L’hôpital Mohammed V n’a pas seulement mis en avant ses capacités humaines ; il a aussi démontré la robustesse de son parc technologique. Radiologie numérique, échographie multiparamétrique et scanner hélicoïdal ont fonctionné sans interruption grâce à un réseau électrique redondant alimenté par groupes électrogènes militaires. Les données d’imagerie ont été transmises en temps réel à Rabat pour un deuxième avis, preuve de la maturité de la chaîne de télé-expertise.

Brazzaville dispose déjà de solutions analogues au sein de l’Hôpital des Armées Pierre-Mobengo et du Service de santé des armées. Toutefois, le partage interopérable avec les structures civiles demeure embryonnaire. L’approche marocaine, fondée sur une plateforme commune et chiffrée, rappelle qu’une souveraineté numérique s’appuie autant sur la cybersécurité que sur la résilience énergétique. La Direction générale de la sécurité des systèmes d’information, récemment créée au Congo, pourrait s’inspirer de cette architecture pour fiabiliser la e-santé d’urgence.

Coopération Maroc-Congo : vers des transferts capacitaires ciblés

La relation de défense entre Rabat et Brazzaville est ancienne ; elle s’était illustrée en 2020 lors de la livraison de matériels de protection sanitaire contre la pandémie. Les inondations de Safi rouvrent le dossier d’une coopération médicale militaire plus structurée. Selon une source diplomatique congolaise, un mémorandum d’entente portant sur la formation aux plans d’urgence et sur l’ingénierie hospitalière de campagne serait en cours de finalisation.

Ce partenariat pourrait inclure l’accueil d’équipes congolaises en stage d’immersion à Safi, l’implantation de modules marocains de triage avancé à Pointe-Noire et la fourniture de logiciels de régulation médicale. De son côté, le Congo offrirait un terrain d’expérimentation tropicale utile aux médecins militaires marocains engagés dans les opérations onusiennes en Afrique centrale.

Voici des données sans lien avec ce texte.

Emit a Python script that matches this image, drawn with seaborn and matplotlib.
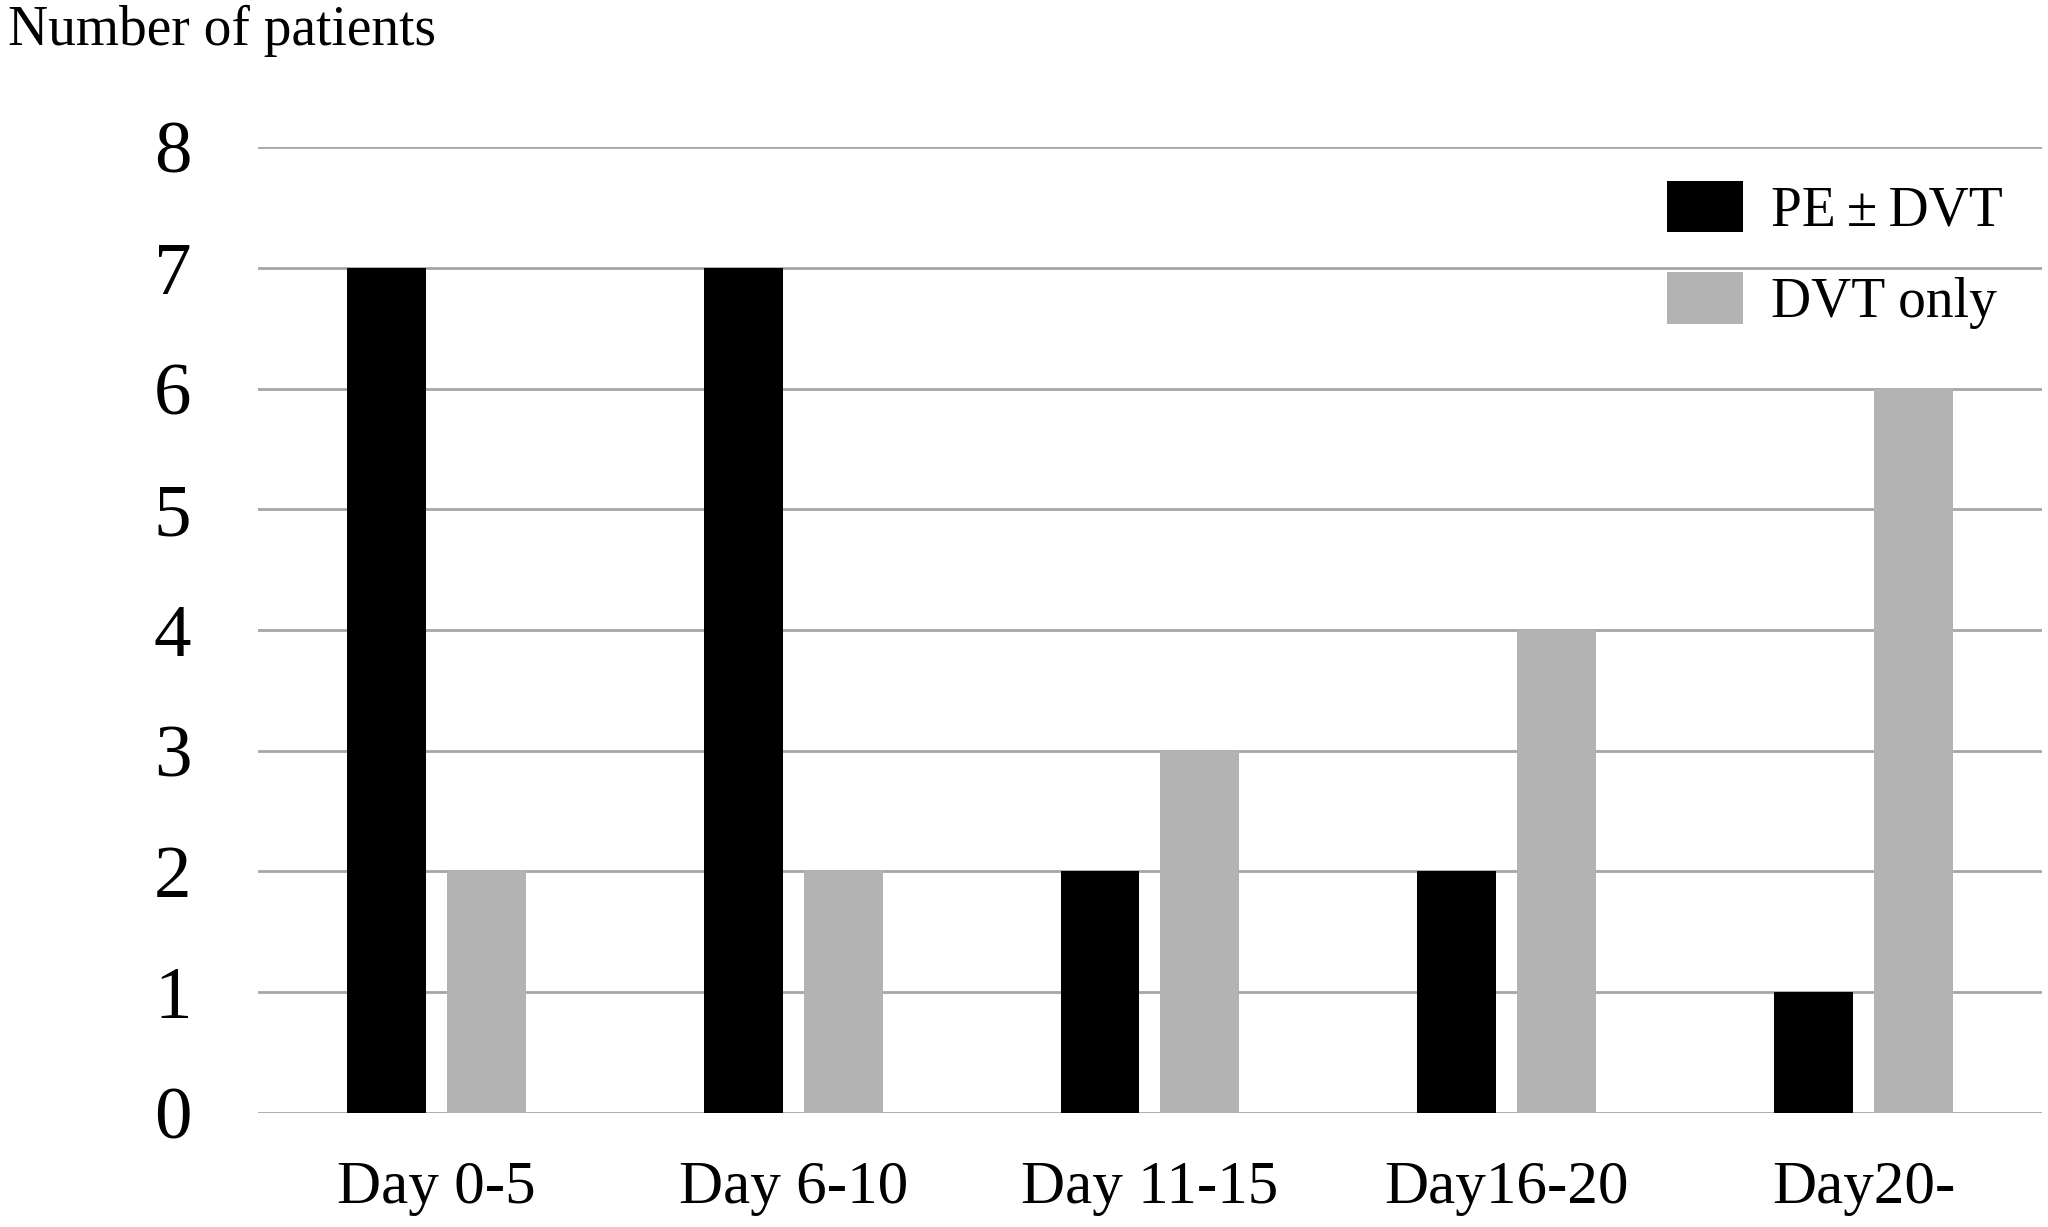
import pandas as pd
import seaborn as sns
import matplotlib.pyplot as plt

categories = ["Day 0-5", "Day 6-10", "Day 11-15", "Day16-20", "Day20-"]
pe_dvt = [7, 7, 2, 2, 1]
dvt_only = [2, 2, 3, 4, 6]
series_names = ["PE\u2009\u00b1\u2009DVT", "DVT only"]

df = pd.DataFrame({
    "period": categories * 2,
    "count": pe_dvt + dvt_only,
    "group": [series_names[0]] * 5 + [series_names[1]] * 5,
})

sns.set_style("white")
plt.rcParams["font.family"] = ["Liberation Serif", "DejaVu Serif"]
plt.rcParams["text.color"] = "black"
plt.rcParams["xtick.color"] = "black"
plt.rcParams["ytick.color"] = "black"

fig = plt.figure(figsize=(20.48, 12.27), dpi=100)
ax = fig.add_axes([0.126, 0.093, 0.871, 0.787])

sns.barplot(data=df, x="period", y="count", hue="group",
            palette=["#000000", "#b3b3b3"], width=0.56, gap=0.21,
            saturation=1, linewidth=0, ax=ax, zorder=3)

ax.set_ylim(0, 8)
ax.set_xlim(-0.5, 4.5)
ax.set_yticks(range(0, 9))
ax.yaxis.grid(True, color="#a6a6a6", linewidth=2)
ax.set_axisbelow(True)
for s in ax.spines.values():
    s.set_visible(False)
ax.tick_params(axis="y", labelsize=54, length=0, pad=48, labelcolor="black")
ax.tick_params(axis="x", labelsize=44, length=0, pad=34, labelcolor="black")
ax.set_xlabel("")
ax.set_ylabel("")

leg = ax.legend(loc="upper right", bbox_to_anchor=(1.006, 1.017), frameon=False,
                fontsize=40, handlelength=1.37, handleheight=1.05,
                labelspacing=0.62, handletextpad=0.5)
for t in leg.get_texts():
    t.set_color("black")

fig.text(0.004, 0.996, "Number of patients", fontsize=40, va="top", ha="left")

fig.savefig("out.png", dpi=100)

Un tel échange, mutuellement bénéfique, consoliderait les piliers de la coopération Sud-Sud prônée par les deux chefs d’État.

Vers une doctrine CEMAC de réponse aux crises climatiques

La multiplication des événements hydro-météorologiques extrêmes dans le Golfe de Guinée appelle une réponse collective. Les ministres de la Défense de la CEMAC, réunis à Bangui en octobre, ont adopté une feuille de route pour un détachement régional de secours rapide. L’étude de cas de Safi pourrait servir de matrice à cette doctrine naissante dans trois domaines : l’alerte précoce, la mutualisation des moyens aériens et la standardisation des soins d’urgence.

Pour le Congo-Brazzaville, chef de file du comité technique sur la santé militaire, l’enjeu est double. Il s’agit, d’une part, d’accroître la résilience interne en dotant les hôpitaux de référence de stocks stratégiques et de réseaux alternatifs d’énergie. Il s’agit, d’autre part, de garantir la projection extérieure de ses équipes médicales dans un esprit de solidarité régionale. « Notre sécurité intérieure commence là où s’arrête la vulnérabilité de nos voisins », rappelait un officier supérieur congolais lors du dernier exercice « Kimia ».

L’expérience marocaine, riche de procédures rodées et d’un savoir-faire logistique éprouvé, propose un modèle adaptable plutôt qu’une solution clé en main. Son enseignement principal demeure la nécessaire cohérence entre plan de secours civil et soutien militaire, condition sine qua non d’une gestion de crise efficace et apaisée.